Это негативное описание ставит перед нами такие вопросы: «Почему же этим предметам приписывается такая ценность и каким целям они служат?» Полный ответ на этот вопрос мы получим только из всего содержащегося в дальнейших главах рассказа, однако приблизительное представление необходимо дать сразу же. Поскольку всегда лучше познавать неизвестное через известное, задумаемся же на мгновение, нет ли и у нас той разновидности предметов, которые бы играли подобную роль и которыми пользуются и обладают подобным образом. Когда после шестилетнего пребывания на островах Южных Морей и в Австралии я вернулся в Европу, первым делом я осмотрел Эдинбургский замок, там мне показывали королевские сокровища. Хранитель рассказывал мне много историй о том, как их носили тот или иной король или королева в таких-то и таких-то случаях, как некоторые из них были перевезены в Лондон к великому и справедливому возмущению всего шотландского народа, как они потом были возвращены и как теперь каждый может этому радоваться, потому что они заперты в надежном месте и теперь никто не может к ним притронуться. Когда я разглядывал их и думал о том, какими уродливыми, бесполезными, неизящными и даже безвкусными они являются, у меня появилось ощущение, что о чем-то подобном мне рассказывали недавно и что я видел много других предметов этого типа, которые произвели на меня подобное впечатление.

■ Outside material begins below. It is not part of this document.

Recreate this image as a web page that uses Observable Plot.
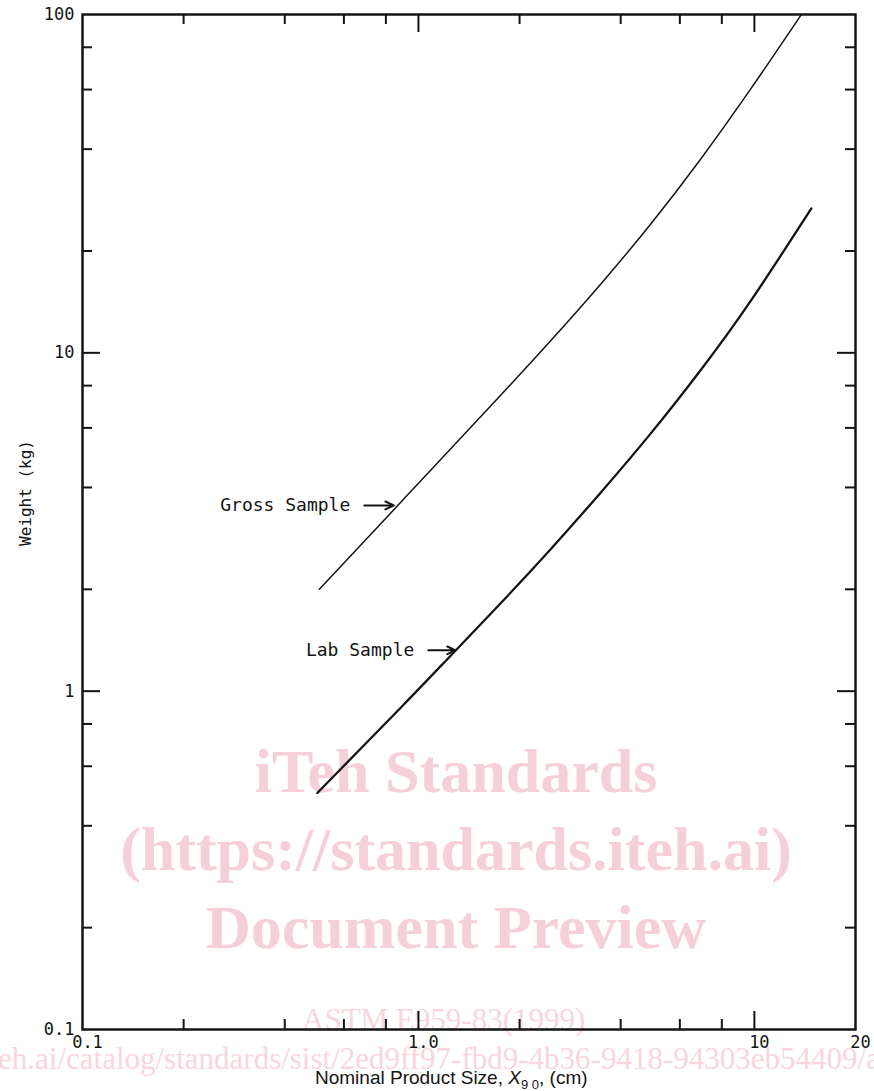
<!DOCTYPE html>
<html><head><meta charset="utf-8">
<script src="https://cdn.jsdelivr.net/npm/d3@7"></script>
<script src="https://cdn.jsdelivr.net/npm/@observablehq/plot@0.6"></script>
<style>html,body{margin:0;padding:0;background:#fff;} #chart{width:874px;height:1091px;overflow:hidden}</style>
</head><body><div id="chart"></div>
<script>
// Data
const grossX = [0.507, 0.771, 1.163, 1.754, 2.471, 3.481, 4.903, 6.908, 9.730, 13.80];
const grossY = [2.00, 3.12, 4.83, 7.48, 10.84, 15.93, 23.96, 37.29, 60.05, 100];
const labX = [0.50, 0.884, 1.245, 1.754, 2.471, 3.481, 4.903, 6.908, 9.730, 14.78];
const labY = [0.50, 0.892, 1.271, 1.816, 2.624, 3.854, 5.760, 8.87, 14.19, 26.72];

const xTicksMinor = [0.2, 0.4, 0.6, 0.8, 2, 4, 6, 8];
const xTicksMajor = [1, 10];
const yTicksMinor = [0.2, 0.4, 0.6, 0.8, 2, 4, 6, 8, 20, 40, 60, 80];
const yTicksMajor = [1, 10];
const xTickValues = [0.1, 1, 10, 20];
const xTickLabels = ["0.1", "1.0", "10", "20"];
const yTickValues = [0.1, 1, 10, 100];
const yTickLabels = ["0.1", "1", "10", "100"];

const annoText = ["Gross Sample", "Lab Sample"];
const annoX1 = [0.69, 1.07];
const annoX2 = [0.845, 1.29];
const annoY = [3.54, 1.32];

const W = 874, H = 1091, mL = 82, mR = 19, mT = 14, mB = 62;
const fw = W - mL - mR, fh = H - mT - mB;
const gross = grossX.map((x, i) => ({x, y: grossY[i]}));
const lab = labX.map((x, i) => ({x, y: labY[i]}));
const xLab = xTickValues.map((v, i) => ({v, t: xTickLabels[i]}));
const yLab = yTickValues.map((v, i) => ({v, t: yTickLabels[i]}));
const anno = annoText.map((t, i) => ({t, x1: annoX1[i], x2: annoX2[i], y: annoY[i]}));

const mono = "'DejaVu Sans Mono', monospace";
const ink = "#141414";
const minorLen = 10, majorLen = 18;

const plot = Plot.plot({
  width: W, height: H,
  marginLeft: mL, marginRight: mR, marginTop: mT, marginBottom: mB,
  x: {type: "log", domain: [0.1, 20], axis: null},
  y: {type: "log", domain: [0.1, 100], axis: null},
  style: {fontFamily: mono, fontSize: "17px", color: ink, background: "#fff"},
  marks: [
    Plot.tickX(xTicksMinor, {x: d => d, insetTop: fh - minorLen, stroke: ink, strokeWidth: 2}),
    Plot.tickX(xTicksMajor, {x: d => d, insetTop: fh - majorLen, stroke: ink, strokeWidth: 2}),
    Plot.tickX(xTicksMinor, {x: d => d, insetBottom: fh - minorLen, stroke: ink, strokeWidth: 2}),
    Plot.tickX(xTicksMajor, {x: d => d, insetBottom: fh - majorLen, stroke: ink, strokeWidth: 2}),
    Plot.tickY(yTicksMinor, {y: d => d, insetRight: fw - minorLen, stroke: ink, strokeWidth: 2}),
    Plot.tickY(yTicksMajor, {y: d => d, insetRight: fw - majorLen, stroke: ink, strokeWidth: 2}),
    Plot.tickY(yTicksMinor, {y: d => d, insetLeft: fw - minorLen, stroke: ink, strokeWidth: 2}),
    Plot.tickY(yTicksMajor, {y: d => d, insetLeft: fw - majorLen, stroke: ink, strokeWidth: 2}),
    Plot.frame({stroke: ink, strokeWidth: 2.5}),
    Plot.text(xLab, {x: "v", text: "t", frameAnchor: "bottom", dy: 18, dx: 5, fill: ink, fontSize: 17}),
    Plot.text(yLab, {y: "v", text: "t", frameAnchor: "left", textAnchor: "end", dx: -8, fill: ink, fontSize: 17}),
    Plot.line(gross, {x: "x", y: "y", curve: "natural", stroke: ink, strokeWidth: 1.5}),
    Plot.line(lab, {x: "x", y: "y", curve: "natural", stroke: ink, strokeWidth: 2.3}),
    Plot.arrow(anno, {x1: "x1", x2: "x2", y1: "y", y2: "y", stroke: ink, strokeWidth: 2, headLength: 7, headAngle: 50}),
    Plot.text(anno, {x: "x1", y: "y", text: "t", textAnchor: "end", dx: -14, fill: ink, fontSize: 18})
  ]
});

document.getElementById("chart").appendChild(plot);
const svg = d3.select(plot);

// watermark (behind everything)
const wm = svg.insert("g", ":first-child").attr("font-family", "'Liberation Serif', 'Times New Roman', serif");
const big = [["iTeh Standards", 792], ["(https://standards.iteh.ai)", 870], ["Document Preview", 948]];
big.forEach(([t, y]) => wm.append("text").attr("x", 456).attr("y", y).attr("text-anchor", "middle")
  .attr("font-size", 62).attr("font-weight", "bold").attr("fill", "#f6d0d8").text(t));
wm.append("text").attr("x", 302).attr("y", 1030).attr("text-anchor", "start").attr("font-size", 31)
  .attr("fill", "#f8d6de").text("ASTM E959-83(1999)");
wm.append("text").attr("x", -2).attr("y", 1069).attr("text-anchor", "start").attr("font-size", 31)
  .attr("fill", "#f8d6de")
  .text("eh.ai/catalog/standards/sist/2ed9ff97-fbd9-4b36-9418-94303eb54409/astm-e959-831999");
svg.insert("rect", ":first-child").attr("width", W).attr("height", H).attr("fill", "#fff");

// y axis title
svg.append("text").attr("transform", "translate(25,493) rotate(-90)").attr("text-anchor", "middle")
  .attr("dominant-baseline", "central").attr("font-family", mono).attr("font-size", 16).attr("fill", ink)
  .text("Weight (kg)");

// x axis title
const xt = svg.append("text").attr("x", 315).attr("y", 1084).attr("text-anchor", "start")
  .attr("font-family", "'Liberation Sans', Arial, sans-serif").attr("font-size", 19).attr("fill", ink);
xt.append("tspan").text("Nominal Product Size, ");
xt.append("tspan").attr("font-style", "italic").text("X");
xt.append("tspan").attr("font-size", 13).attr("dy", 5).text("9 0");
xt.append("tspan").attr("dy", -5).text(", (cm)");
</script>
</body></html>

Тут же мне привиделась туземная деревня на коралловой почве и маленький шаткий временный помост под навесом из листьев пандануса в окружении нескольких голых людей с коричневой кожей. Один из них показывает мне длинные тонкие красные бусы и большие белые побывавшие в употреблении предметы, грубо сработанные на вид и засаленные наощупь. Этот человек с почтением называл их и рассказывал их истории: кто и когда их носил, как они переходили из рук в руки и как временное обладание ими было великим признаком престижа и славы деревни. Аналогия между европейскими и тробрианскими ваигу’а (драгоценностями) должна быть установлена как можно точнее. Ведь и королевские сокровища, и всякие фамильные ценности – слишком дорогие и слишком неудобные для того, чтобы их носить – представляют собой тот же тип, что и ваигу’а, потому, что ими только обладают ради самого обладания, и собственность на них с вытекающей отсюда славой является главным источником их ценности. Как фамильные драгоценности, так и ваигу’а, так бережно хранятся ради той исторической памяти, которая их окружает. Каким бы уродливым, бесполезным, и, согласно принятым стандартам, малоценным ни был бы предмет, если он фигурировал в исторических событиях и бывал в руках исторических личностей, то уже благодаря этому он неизменно будет пробуждать важные ассоциации чувств, и не может не казаться нам драгоценным. Этот исторический сентиментализм, который и впрямь играет очень существенную роль в нашем интересе при исследовании событий прошлого, существует также на островах Южных Морей. Каждый по-настоящему хороший товар кула имеет свое индивидуальное название, овеянное своего рода историей и романтичностью в традициях туземцев. Королевские сокровища и фамильные ценности являются знаками ранга и символами богатства соответственно, а у нас в старину (на Новой Гвинее же еще несколько лет назад) ранг и богатство шли бок о бок. Главное различие состоит только в том, что предметы кула находятся в собственности только некоторое время, тогда как европейские сокровища должны, чтобы быть по-настоящему ценными, находиться в чьей-то собственности постоянно.